To curb the current inflationary pressure, Muda Yusuf said the government needs to fix the security concerns causing disruption to agricultural activities.
Other things he said government needs to fix include reforming the foreign exchange market to stabilize the exchange rate, reduce volatility and stimulate forex inflows, address forex liquidity issues through appropriate policy measures, address the challenge of high transportation and logistics cost, reduce fiscal deficit monetization to minimize incidence of high-powered money in the economy, and manage climate change consequences to reduce flooding and desertification.

Government also needs to ensure the restoration of normalcy and good order at the nation’s ports to reduce transaction costs, reduce import duty on intermediate products and raw materials for industries to reduce production costs, especially in the light of the sharp depreciation in the exchange rate, address concerns around high energy cost, and create an investment friendly tax environment.

At its last meeting in January, the monetary policy committee (MPC) opted to hold its policy rate and other parameters unchanged, noting that despite the prevailing stagflation, its current pro-growth strategy is desirable.

For now, the decline in the latest headline reading supports the committee’s stance.
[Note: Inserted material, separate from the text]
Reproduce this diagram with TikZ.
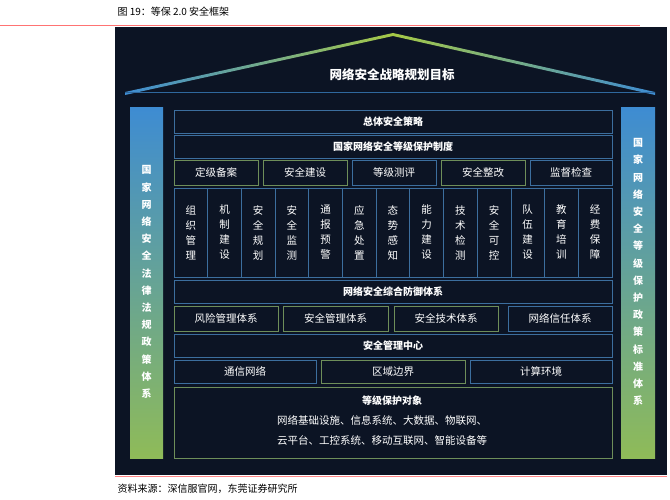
\documentclass[tikz,border=0pt]{standalone}
\usepackage{fontspec}
\setmainfont{Noto Sans CJK SC}
\usetikzlibrary{calc}
\definecolor{bg}{HTML}{0C1424}
\definecolor{bl}{HTML}{3C6E9E}
\definecolor{gr}{HTML}{6E8E5A}
\definecolor{sb}{HTML}{3E8CD2}
\definecolor{sg}{HTML}{8FBB58}
\tikzset{
  bx/.style={draw=bl,line width=0.8pt,text=white,font=\fontsize{10}{12}\selectfont,inner sep=0pt},
  hb/.style={bx,font=\bfseries\fontsize{10}{12}\selectfont},
  gbx/.style={bx,draw=gr},
  vt/.style={text=white,font=\fontsize{10.5}{15}\selectfont,align=center},
  sidet/.style={text=white,font=\bfseries\fontsize{10}{17.2}\selectfont,align=center}
}
\newcommand{\rb}[6]{\node[#1,minimum width=#4-#2,minimum height=#5-#3] (#6) at ({(#2+#4)/2},{(#3+#5)/2}) {};}
\begin{document}
\begin{tikzpicture}[x=1pt,y=-1pt]
\useasboundingbox (0,0) rectangle (670,500);
\node[anchor=west,font=\fontsize{10}{12}\selectfont] (cap) at (114,12) {图 19：等保 2.0 安全框架};
\draw[red!40!pink,line width=0.6pt] (0,25) coordinate (l1) -- (640,25) coordinate (l2);
\fill[bg] (115,27) rectangle (667,475);
\draw[red!30!pink,line width=0.8pt] (115,476) coordinate (b1) -- (667,476) coordinate (b2);
% roof
\coordinate (rl) at (125,93); \coordinate (ra) at (393,34); \coordinate (rr) at (655,93);
\shade[left color=sb,right color=sg!80!yellow] (125,92) -- (393,33) -- (393,36) -- (125,95) -- cycle;
\shade[left color=sg!80!yellow,right color=sb] (393,33) -- (655,92) -- (655,95) -- (393,36) -- cycle;
\draw[sb!70!bg,line width=1pt] (rl) -- (rr);
\node[text=white,font=\bfseries\fontsize{12.5}{14}\selectfont] (goal) at (392,75) {网络安全战略规划目标};
% side bars
\shade[top color=sb,bottom color=sg] (130,108) rectangle (163,458);
\shade[top color=sb,bottom color=sg] (621,108) rectangle (655,458);
\node[sidet] (lt) at (146.5,282) {国\\家\\网\\络\\安\\全\\法\\律\\法\\规\\政\\策\\体\\系};
\node[sidet] (rt) at (638,272) {国\\家\\网\\络\\安\\全\\等\\级\\保\\护\\政\\策\\标\\准\\体\\系};
% rows
\rb{hb}{174}{110}{612}{133}{r1} \node[text=white,font=\bfseries\fontsize{10}{12}\selectfont] at (r1) {总体安全策略};
\rb{hb}{174}{135}{612}{158}{r2} \node[text=white,font=\bfseries\fontsize{10}{12}\selectfont] at (r2) {国家网络安全等级保护制度};
\foreach \a/\b/\t/\s [count=\i] in {174/258/定级备案/gbx,263/347/安全建设/gbx,352/436/等级测评/bx,441/525/安全整改/gbx,530/612/监督检查/bx}{
  \rb{\s}{\a}{160}{\b}{185}{f\i} \node[text=white,font=\fontsize{10.5}{12}\selectfont] at (f\i) {\t};
}
\foreach \t [count=\i] in {组\\织\\管\\理,机\\制\\建\\设,安\\全\\规\\划,安\\全\\监\\测,通\\报\\预\\警,应\\急\\处\\置,态\\势\\感\\知,能\\力\\建\\设,技\\术\\检\\测,安\\全\\可\\控,队\\伍\\建\\设,教\\育\\培\\训,经\\费\\保\\障}{
  \pgfmathsetmacro\xa{174+(\i-1)*33.69}
  \pgfmathsetmacro\xb{\xa+33.69}
  \rb{bx}{\xa}{188}{\xb}{277}{c\i} \node[vt] at (c\i) {\t};
}
\rb{hb}{174}{280}{612}{303}{r3} \node[text=white,font=\bfseries\fontsize{10}{12}\selectfont] at (r3) {网络安全综合防御体系};
\foreach \a/\b/\t/\s [count=\i] in {174/278/风险管理体系/gbx,283/388/安全管理体系/gbx,394/498/安全技术体系/gbx,508/612/网络信任体系/bx}{
  \rb{\s}{\a}{306}{\b}{331}{d\i} \node[text=white,font=\fontsize{10.5}{12}\selectfont] at (d\i) {\t};
}
\rb{hb}{174}{334}{612}{357}{r4} \node[text=white,font=\bfseries\fontsize{10}{12}\selectfont] at (r4) {安全管理中心};
\foreach \a/\b/\t/\s [count=\i] in {174/316/通信网络/bx,321/465/区域边界/gbx,470/612/计算环境/bx}{
  \rb{\s}{\a}{360}{\b}{383}{e\i} \node[text=white,font=\fontsize{10.5}{12}\selectfont] at (e\i) {\t};
}
\rb{gbx}{174}{387}{612}{458}{r5}
\node[text=white,font=\bfseries\fontsize{10}{12}\selectfont] (t5) at (392,401) {等级保护对象};
\node[text=white,font=\fontsize{10.5}{20}\selectfont,align=left] (t6) at (382,430) {网络基础设施、信息系统、大数据、物联网、\\云平台、工控系统、移动互联网、智能设备等};
\node[anchor=west,font=\fontsize{10}{12}\selectfont] (src) at (114,489) {资料来源：深信服官网，东莞证券研究所};
\end{tikzpicture}
\end{document}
However, with US inflation at a 40-year high of 7.5 percent in January, the consensus is that the US Federal Reserve will need to be more proactive in hiking rates, starting in March, analysts at FBNQuest said.

Key drivers of inflation in the economy have remained unchanged. These are exchange rate depreciation which has a significant impact on headline inflation, especially the core sub index.

Liquidity challenges in the forex market affecting access to manufacturing and other inputs.

Security concerns disrupting agricultural activities, and Climate change effects on agricultural production., among others.